J.M Almerich nos envía este interesante relato y un magnífico ALBÚM DE FOTOS. Jose Manuel participó en el viaje al Sahara que realizamos la pasada Semana Santa. ¡¡No te lo pierdas!!
Momentos antes de la puesta del sol se ha levantado el viento. No es muy fuerte, pero suficiente para elevar en suspensión miles de millones de granos de arena, casi tantos como estrellas que podrían verse esta noche, si no hubiese luna llena. Envueltos en el saco de dormir, la arena se filtra entre las espesas mantas que cubren la haima y penetran en el interior. A veces te golpean con suavidad el rostro y luego quedan esparcidas, cubriendo poco a poco la ropa y las mochilas. A la luz de los frontales las partículas destellan tímidamente mientras flotan en el aire como insectos plateados, pequeños intrusos que se han colado dentro de la tienda.
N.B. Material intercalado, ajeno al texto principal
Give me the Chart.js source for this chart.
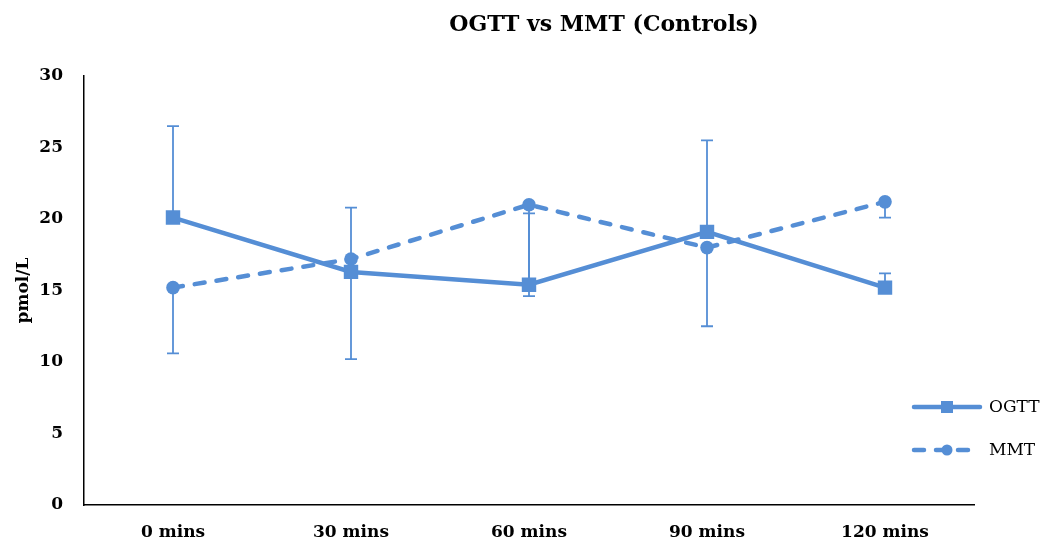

Hemos llegado muy tarde por lo que la excursión a la gran duna la dejaremos para el amanecer, cuando la arena, igual que la nieve, esté más dura y permita, con el frío, caminar sobre ella sin hundirse. No sé si habréis visto alguna vez el instante infinito en que rompe el día, el momento culminante en el que el sol, como una inmensa bola de fuego incandescente, surge sobre el horizonte y se apodera del mundo. Aunque recuerdo vagamente este instante en alguna playa después de una noche de fiesta, la sensación que te produce en el desierto, en mitad de la nada, es como volver a nacer, como un concierto de matices cuya luz cambia por momentos y se refleja, con fuerza, en las ondas creadas por la arena. Ahora y al atardecer, los objetos en el desierto existen, tan sólo porque reciben del sol, la tenue y vaporosa luz. Y la luz convierte el horizonte ondulado en un elemento vivo, real, innegable.